For more information about the testing analysis methods, see TestingAnalysis class.
6. Model deployment
Once our model is completed, the neural network is ready to predict outputs for inputs that it has never seen.
This process is called model deployment.
In order to generate predictions with new data, you can use
neural_network.calculate_outputs();
For instance, the new inputs are:
- Sepal length: 5.10 cm.
- Sepal width: 3.50 cm.
- Petal length: 1.40 cm.
- Petal width: 0.20 cm.
and in OpenNN we can write it as
Tensor<type, 2> inputs(1,4);
inputs.setValues({{type(5.1),type(3.5),type(1.4),type(0.2)}});
neural_network.calculate_outputs(inputs);
data_set.unscale_input_variables(inputs_descriptives);
or save the model for a later implementation in python, php,… .

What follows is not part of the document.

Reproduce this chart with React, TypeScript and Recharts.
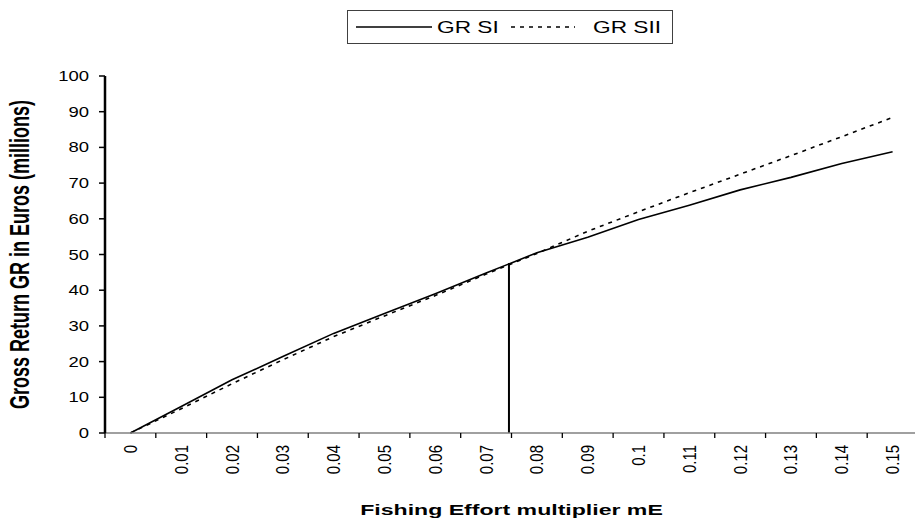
import React from 'react';
import { Label, Legend, Line, LineChart, ReferenceLine, XAxis, YAxis } from 'recharts';

// fishing effort multiplier categories
const effort = [0, 0.01, 0.02, 0.03, 0.04, 0.05, 0.06, 0.07, 0.08, 0.09, 0.1, 0.11, 0.12, 0.13, 0.14, 0.15];

// gross return, millions of euros
const grSI = [0, 7.4, 14.9, 21.4, 27.9, 33.5, 39, 44.8, 50.5, 54.8, 59.8, 63.8, 68.1, 71.6, 75.5, 78.8];
const grSII = [0, 6.8, 13.8, 20.5, 27, 32.8, 38.5, 44.5, 50.3, 56.5, 62, 67.3, 72.5, 77.7, 83, 88.4];

const yTicks = [0, 10, 20, 30, 40, 50, 60, 70, 80, 90, 100];

// vertical marker between 0.07 and 0.08
const markerEffort = 0.0745;
const markerGR = 47.6;

const halfStep = 0.005;
const xDomain = [effort[0] - halfStep, effort[effort.length - 1] + halfStep];
const data = effort.map((mE, i) => ({ mE, si: grSI[i], sii: grSII[i] }));

const FONT = '"Liberation Sans", Arial, sans-serif';

// label rotated like excel, tick marks sit between categories
const EffortTick = ({ x, y, width, index, payload }: any) => {
  const half = (width * halfStep) / (xDomain[1] - xDomain[0]);
  const axisY = y - 12;
  return (
    <g>
      {index === 0 && <line x1={x - half} x2={x - half} y1={axisY} y2={axisY + 5} stroke="#000" strokeWidth={1.3} />}
      <line x1={x + half} x2={x + half} y1={axisY} y2={axisY + 5} stroke="#000" strokeWidth={1.3} />
      <text
        transform={`translate(${x},${y}) rotate(-90) scale(1,1.2)`}
        textAnchor="end"
        dy="0.36em"
        fontFamily={FONT}
        fontSize={15}
        fill="#000"
      >
        {payload.value}
      </text>
    </g>
  );
};

const GRTick = ({ x, y, payload }: any) => (
  <text
    transform={`translate(${x},${y}) scale(1.32,1)`}
    textAnchor="end"
    dy="0.36em"
    fontFamily={FONT}
    fontSize={14}
    fill="#000"
  >
    {payload.value}
  </text>
);

const YTitle = ({ viewBox }: any) => {
  const cy = viewBox.y + viewBox.height / 2;
  return (
    <text
      transform={`translate(19,${cy}) rotate(-90) scale(1,1.55)`}
      textAnchor="middle"
      dy="0.35em"
      fontFamily={FONT}
      fontWeight="bold"
      fontSize={18}
      fill="#000"
    >
      Gross Return GR in Euros (millions)
    </text>
  );
};

const XTitle = ({ viewBox }: any) => {
  const cx = viewBox.x + viewBox.width / 2;
  return (
    <text
      transform={`translate(${cx},${viewBox.y + 82}) scale(1.65,1)`}
      textAnchor="middle"
      fontFamily={FONT}
      fontWeight="bold"
      fontSize={14}
      fill="#000"
    >
      Fishing Effort multiplier mE
    </text>
  );
};

const LegendBox = ({ payload }: any) => {
  const items = payload || [];
  const slots = [
    { x1: 9, x2: 85, tx: 90 },
    { x1: 164, x2: 228, tx: 246 },
  ];
  return (
    <svg width={326} height={34} style={{ display: 'block' }}>
      <rect x={0.5} y={0.5} width={325} height={33} fill="#fff" stroke="#404040" />
      {items.map((entry: any, i: number) => {
        const s = slots[i];
        if (!s) return null;
        return (
          <g key={entry.value}>
            <line
              x1={s.x1}
              x2={s.x2}
              y1={17}
              y2={17}
              stroke="#000"
              strokeWidth={1.6}
              strokeDasharray={entry.payload?.strokeDasharray}
            />
            <text
              transform={`translate(${s.tx},17) scale(1.42,1)`}
              dy="0.36em"
              fontFamily={FONT}
              fontSize={16}
              fill="#000"
            >
              {entry.value}
            </text>
          </g>
        );
      })}
    </svg>
  );
};

export default function App() {
  return (
    <div style={{ position: 'absolute', left: 0, top: 0, width: 915, height: 524, overflow: 'hidden', background: '#fff' }}>
      <LineChart width={920} height={524} data={data} margin={{ top: 76, right: 2, bottom: 0, left: 0 }}>
        <XAxis
          dataKey="mE"
          type="number"
          domain={xDomain}
          ticks={effort}
          interval={0}
          height={91}
          tickLine={false}
          tickSize={5}
          tickMargin={7}
          stroke="#808080"
          axisLine={{ stroke: '#808080', strokeWidth: 1.3 }}
          tick={<EffortTick />}
        >
          <Label content={<XTitle />} />
        </XAxis>
        <YAxis
          domain={[0, 100]}
          ticks={yTicks}
          interval={0}
          width={105}
          tickSize={6}
          tickMargin={10}
          stroke="#000"
          axisLine={{ stroke: '#000', strokeWidth: 2.5 }}
          tickLine={{ stroke: '#000', strokeWidth: 1.5 }}
          tick={<GRTick />}
        >
          <Label content={<YTitle />} />
        </YAxis>
        <Legend
          layout="horizontal"
          verticalAlign="middle"
          align="center"
          wrapperStyle={{ left: 347, top: 10, width: 326, height: 34 }}
          content={<LegendBox />}
        />
        <Line
          type="linear"
          dataKey="si"
          name="GR SI"
          stroke="#000"
          strokeWidth={1.6}
          dot={false}
          isAnimationActive={false}
        />
        <Line
          type="linear"
          dataKey="sii"
          name="GR SII"
          stroke="#000"
          strokeWidth={1.6}
          strokeDasharray="4 5"
          dot={false}
          isAnimationActive={false}
        />
        <ReferenceLine
          segment={[
            { x: markerEffort, y: 0 },
            { x: markerEffort, y: markerGR },
          ]}
          stroke="#000"
          strokeWidth={2}
        />
      </LineChart>
    </div>
  );
}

neural_network.save_expression_c("../data/expression.txt");
neural_network.save_expression_python("../data/expression.txt");
References:
- UCI Machine Learning Repository. Iris Data Set.
-
Fisher,R.A. “The use of multiple measurements in taxonomic problems” Annual Eugenics, 7, Part II, 179-188 (1936);
also in “Contributions to Mathematical Statistics” (John Wiley, NY, 1950).